Question 2: Suppose tomorrow MIRI creates a friendly AGI that can learn a value system, make it consistent with minimal alteration, and extrapolate it in an agreeable way. Whose values would it be taught?
I’ve heard the idea of averaging all humans’ values together and working from there. Given that ISIS is human and that many other humans believe that the existence of extreme physical and emotional suffering is good, I find that idea pretty repellent. Are there alternatives that have been considered?
Right now, we’re trying to ensure that people down the road can build AGI systems that it’s technologically possible to align with operators’ interests at all. We expect that early systems should be punting on those moral hazards and diffusing them as much as possible, rather than trying to lock in answers to tough philosophical questions on the first go.
That said, we’ve thought about this some. One proposal by Eliezer years ago was coherent extrapolated volition (CEV), which (roughly) deals with this problem by basing decisions on what we’d do “if counterfactually we knew everything the AI knew; we could think as fast as the AI and consider all the arguments; [and] we knew ourselves perfectly and had better self-control or self-modification ability.” We aren’t shooting for a CEV-based system right now, but that sounds like a plausible guess about what we’d want researchers to eventually develop, when our institutions and technical knowledge are much more mature.

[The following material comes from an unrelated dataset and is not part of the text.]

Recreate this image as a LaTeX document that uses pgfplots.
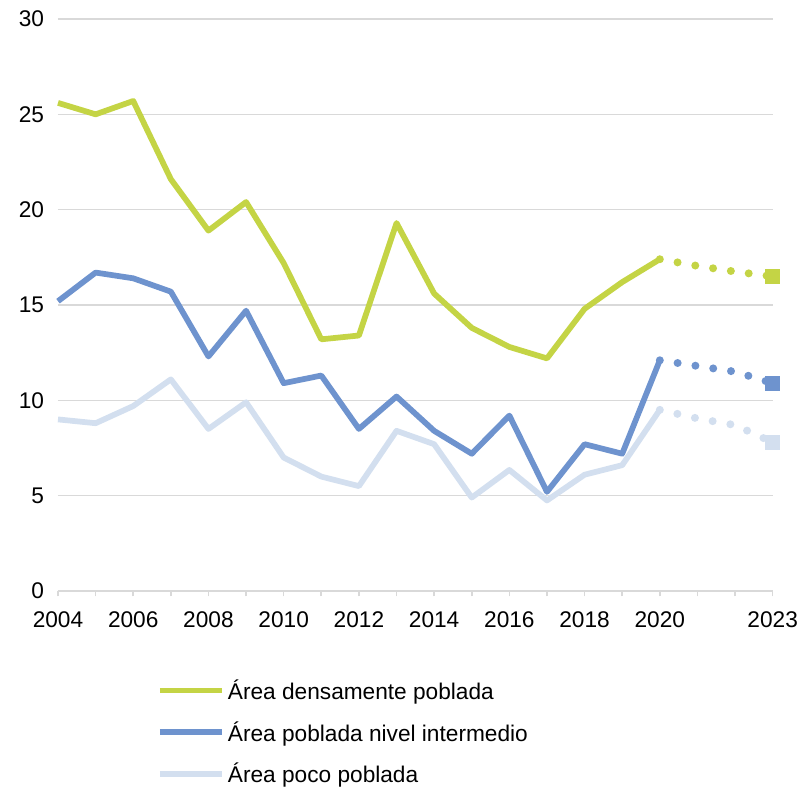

It’s clear that we want to take the interests and preferences of religious extremists into account in making decisions, since they’re people too and their welfare matters. (The welfare of non-human sentient beings should be taken into account too.)
You might argue that their welfare matters, but they aren’t good sources of moral insight: “it’s bad to torture people on a whim, even religious militants” is a moral insight you can already get without consulting a religious militant, and perhaps adding the religious militant’s insights is harmful (or just unhelpful).
The idea behind CEV might help here if we can find some reasonable way to aggregate extrapolated preferences. Rather than relying on what people want in today’s world, you simulate what people would want if they knew more, were more reflectively consistent, etc. A nice feature of this idea is that ISIS-ish problems might go away, as more knowledge causes more irreligion. A second nice feature of this idea is that many religious extremists’ representatives at some hypothetical AI consortium could potentially endorse the same design principles as ZachWeems’ representatives: both sides may think that they’ll “win the argument” and convince the other side if they accumulate and share enough evidence, so this framework can reduce incentives to get into zero-sum conflicts.
Of course, ISIS won’t literally be at the bargaining table. But ‘take the CEV of all sentient beings’ is a nice Schelling point, which reduces the risk that we’ll just replace first-order conflicts about what AI systems should do with second-order conflicts about what people do or don’t get to inform the process. If some people get kicked out, then AI designers may be tempted to kick other people out who are less obviously lacking in important moral insights—or people may just worry more about the possibility that designers will do that, leading to conflict. So there are practical reasons to be egalitarian here even if you don’t literally need to simulate every human (or cow, pig, etc.) in order to get good global outcomes.